Records with drawing code
--------

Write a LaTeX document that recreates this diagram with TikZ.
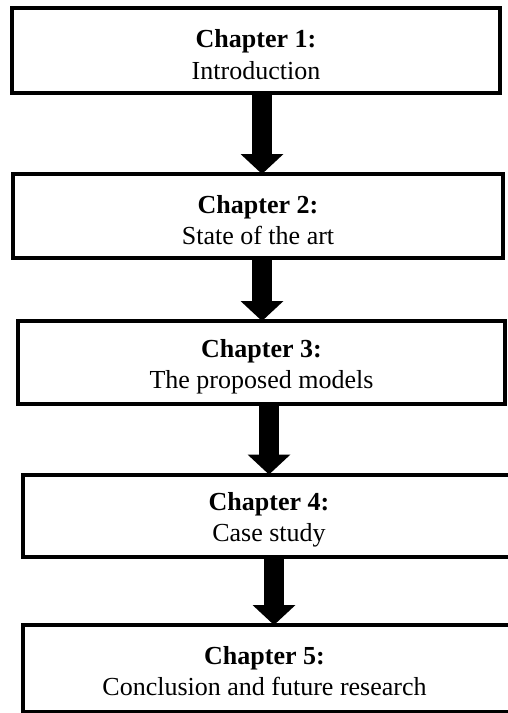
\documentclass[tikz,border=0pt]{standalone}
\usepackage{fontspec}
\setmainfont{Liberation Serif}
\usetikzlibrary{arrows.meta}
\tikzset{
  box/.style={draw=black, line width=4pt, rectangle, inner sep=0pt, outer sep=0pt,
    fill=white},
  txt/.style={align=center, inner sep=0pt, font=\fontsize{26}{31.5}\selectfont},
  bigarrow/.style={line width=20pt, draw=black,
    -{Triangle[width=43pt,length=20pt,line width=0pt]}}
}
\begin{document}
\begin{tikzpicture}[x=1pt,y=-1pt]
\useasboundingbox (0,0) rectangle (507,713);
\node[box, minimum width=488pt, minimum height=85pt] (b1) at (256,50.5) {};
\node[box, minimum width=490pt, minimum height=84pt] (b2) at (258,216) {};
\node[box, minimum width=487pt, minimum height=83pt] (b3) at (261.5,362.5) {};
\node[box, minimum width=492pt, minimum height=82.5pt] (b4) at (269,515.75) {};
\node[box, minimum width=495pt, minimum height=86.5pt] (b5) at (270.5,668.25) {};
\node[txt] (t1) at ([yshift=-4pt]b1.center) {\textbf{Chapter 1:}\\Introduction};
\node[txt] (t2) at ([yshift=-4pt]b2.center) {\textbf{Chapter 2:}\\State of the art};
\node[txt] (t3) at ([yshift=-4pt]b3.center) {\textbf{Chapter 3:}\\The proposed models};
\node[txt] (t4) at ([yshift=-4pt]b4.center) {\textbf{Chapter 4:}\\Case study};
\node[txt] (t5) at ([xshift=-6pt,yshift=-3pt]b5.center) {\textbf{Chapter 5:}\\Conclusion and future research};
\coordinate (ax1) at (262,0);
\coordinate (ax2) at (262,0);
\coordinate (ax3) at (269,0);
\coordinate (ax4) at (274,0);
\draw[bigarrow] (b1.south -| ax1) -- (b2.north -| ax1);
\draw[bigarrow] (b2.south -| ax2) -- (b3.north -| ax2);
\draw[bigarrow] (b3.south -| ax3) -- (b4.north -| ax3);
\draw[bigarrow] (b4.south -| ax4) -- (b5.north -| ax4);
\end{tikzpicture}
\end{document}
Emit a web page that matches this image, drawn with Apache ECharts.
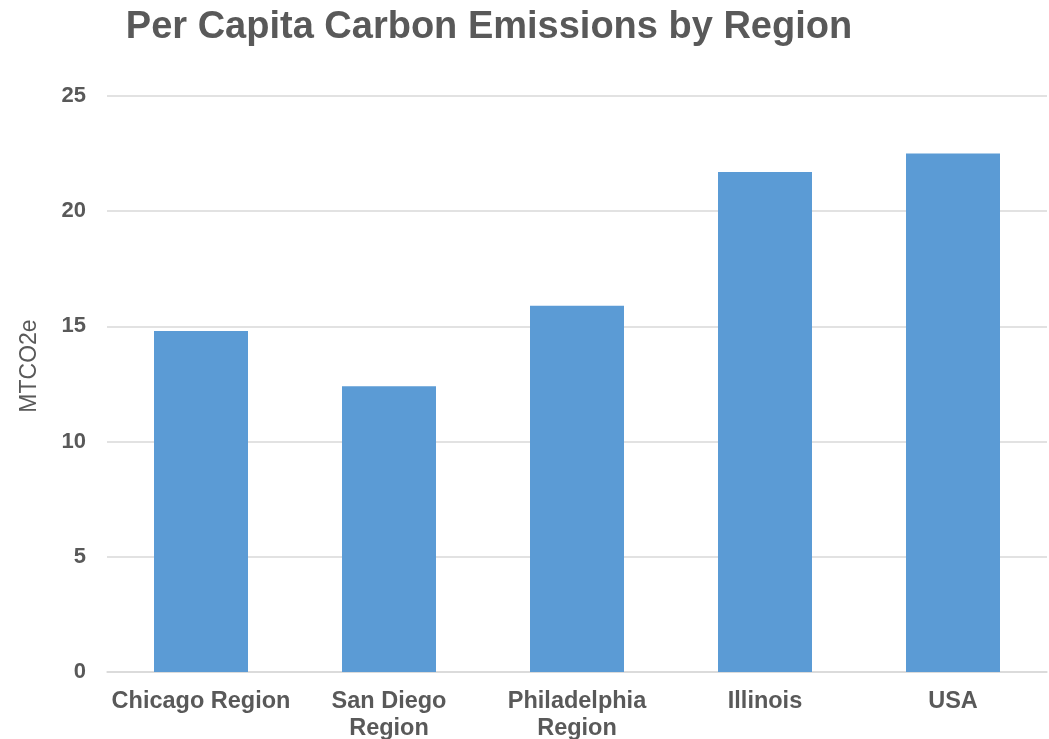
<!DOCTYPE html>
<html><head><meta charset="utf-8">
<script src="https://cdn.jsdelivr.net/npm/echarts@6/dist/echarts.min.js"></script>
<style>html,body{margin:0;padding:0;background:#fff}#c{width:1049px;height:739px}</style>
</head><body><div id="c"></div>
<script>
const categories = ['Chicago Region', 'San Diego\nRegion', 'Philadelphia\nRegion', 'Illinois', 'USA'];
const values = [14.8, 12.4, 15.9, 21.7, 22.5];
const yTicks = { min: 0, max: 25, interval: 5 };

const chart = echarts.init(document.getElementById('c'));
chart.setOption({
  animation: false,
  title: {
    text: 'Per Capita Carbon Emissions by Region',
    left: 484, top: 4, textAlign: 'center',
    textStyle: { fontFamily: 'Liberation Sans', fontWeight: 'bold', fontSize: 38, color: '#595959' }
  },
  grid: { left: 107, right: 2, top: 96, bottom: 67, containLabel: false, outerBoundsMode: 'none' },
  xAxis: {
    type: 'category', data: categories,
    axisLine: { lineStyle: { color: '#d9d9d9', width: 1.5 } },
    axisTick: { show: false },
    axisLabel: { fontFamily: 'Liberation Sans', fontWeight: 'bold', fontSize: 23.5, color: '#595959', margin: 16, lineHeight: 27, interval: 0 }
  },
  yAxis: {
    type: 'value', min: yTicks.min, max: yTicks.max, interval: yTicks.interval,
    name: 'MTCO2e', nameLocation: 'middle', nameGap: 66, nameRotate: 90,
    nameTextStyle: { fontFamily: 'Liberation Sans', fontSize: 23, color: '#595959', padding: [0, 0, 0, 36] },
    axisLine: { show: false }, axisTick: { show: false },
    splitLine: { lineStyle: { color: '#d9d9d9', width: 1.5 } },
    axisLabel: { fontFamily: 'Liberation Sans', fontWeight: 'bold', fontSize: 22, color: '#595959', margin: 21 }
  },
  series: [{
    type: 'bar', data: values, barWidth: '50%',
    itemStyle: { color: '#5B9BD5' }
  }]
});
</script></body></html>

--------

What is being asked
Leave the pictures out and output the rest of the listing exactly.

Output of the exercise
Write a LaTeX document that recreates this diagram with TikZ.
\documentclass[tikz,border=0pt]{standalone}
\usepackage{fontspec}
\setmainfont{Liberation Serif}
\usetikzlibrary{arrows.meta}
\tikzset{
  box/.style={draw=black, line width=4pt, rectangle, inner sep=0pt, outer sep=0pt,
    fill=white},
  txt/.style={align=center, inner sep=0pt, font=\fontsize{26}{31.5}\selectfont},
  bigarrow/.style={line width=20pt, draw=black,
    -{Triangle[width=43pt,length=20pt,line width=0pt]}}
}
\begin{document}
\begin{tikzpicture}[x=1pt,y=-1pt]
\useasboundingbox (0,0) rectangle (507,713);
\node[box, minimum width=488pt, minimum height=85pt] (b1) at (256,50.5) {};
\node[box, minimum width=490pt, minimum height=84pt] (b2) at (258,216) {};
\node[box, minimum width=487pt, minimum height=83pt] (b3) at (261.5,362.5) {};
\node[box, minimum width=492pt, minimum height=82.5pt] (b4) at (269,515.75) {};
\node[box, minimum width=495pt, minimum height=86.5pt] (b5) at (270.5,668.25) {};
\node[txt] (t1) at ([yshift=-4pt]b1.center) {\textbf{Chapter 1:}\\Introduction};
\node[txt] (t2) at ([yshift=-4pt]b2.center) {\textbf{Chapter 2:}\\State of the art};
\node[txt] (t3) at ([yshift=-4pt]b3.center) {\textbf{Chapter 3:}\\The proposed models};
\node[txt] (t4) at ([yshift=-4pt]b4.center) {\textbf{Chapter 4:}\\Case study};
\node[txt] (t5) at ([xshift=-6pt,yshift=-3pt]b5.center) {\textbf{Chapter 5:}\\Conclusion and future research};
\coordinate (ax1) at (262,0);
\coordinate (ax2) at (262,0);
\coordinate (ax3) at (269,0);
\coordinate (ax4) at (274,0);
\draw[bigarrow] (b1.south -| ax1) -- (b2.north -| ax1);
\draw[bigarrow] (b2.south -| ax2) -- (b3.north -| ax2);
\draw[bigarrow] (b3.south -| ax3) -- (b4.north -| ax3);
\draw[bigarrow] (b4.south -| ax4) -- (b5.north -| ax4);
\end{tikzpicture}
\end{document}
Emit a web page that matches this image, drawn with Apache ECharts.
<!DOCTYPE html>
<html><head><meta charset="utf-8">
<script src="https://cdn.jsdelivr.net/npm/echarts@6/dist/echarts.min.js"></script>
<style>html,body{margin:0;padding:0;background:#fff}#c{width:1049px;height:739px}</style>
</head><body><div id="c"></div>
<script>
const categories = ['Chicago Region', 'San Diego\nRegion', 'Philadelphia\nRegion', 'Illinois', 'USA'];
const values = [14.8, 12.4, 15.9, 21.7, 22.5];
const yTicks = { min: 0, max: 25, interval: 5 };

const chart = echarts.init(document.getElementById('c'));
chart.setOption({
  animation: false,
  title: {
    text: 'Per Capita Carbon Emissions by Region',
    left: 484, top: 4, textAlign: 'center',
    textStyle: { fontFamily: 'Liberation Sans', fontWeight: 'bold', fontSize: 38, color: '#595959' }
  },
  grid: { left: 107, right: 2, top: 96, bottom: 67, containLabel: false, outerBoundsMode: 'none' },
  xAxis: {
    type: 'category', data: categories,
    axisLine: { lineStyle: { color: '#d9d9d9', width: 1.5 } },
    axisTick: { show: false },
    axisLabel: { fontFamily: 'Liberation Sans', fontWeight: 'bold', fontSize: 23.5, color: '#595959', margin: 16, lineHeight: 27, interval: 0 }
  },
  yAxis: {
    type: 'value', min: yTicks.min, max: yTicks.max, interval: yTicks.interval,
    name: 'MTCO2e', nameLocation: 'middle', nameGap: 66, nameRotate: 90,
    nameTextStyle: { fontFamily: 'Liberation Sans', fontSize: 23, color: '#595959', padding: [0, 0, 0, 36] },
    axisLine: { show: false }, axisTick: { show: false },
    splitLine: { lineStyle: { color: '#d9d9d9', width: 1.5 } },
    axisLabel: { fontFamily: 'Liberation Sans', fontWeight: 'bold', fontSize: 22, color: '#595959', margin: 21 }
  },
  series: [{
    type: 'bar', data: values, barWidth: '50%',
    itemStyle: { color: '#5B9BD5' }
  }]
});
</script></body></html>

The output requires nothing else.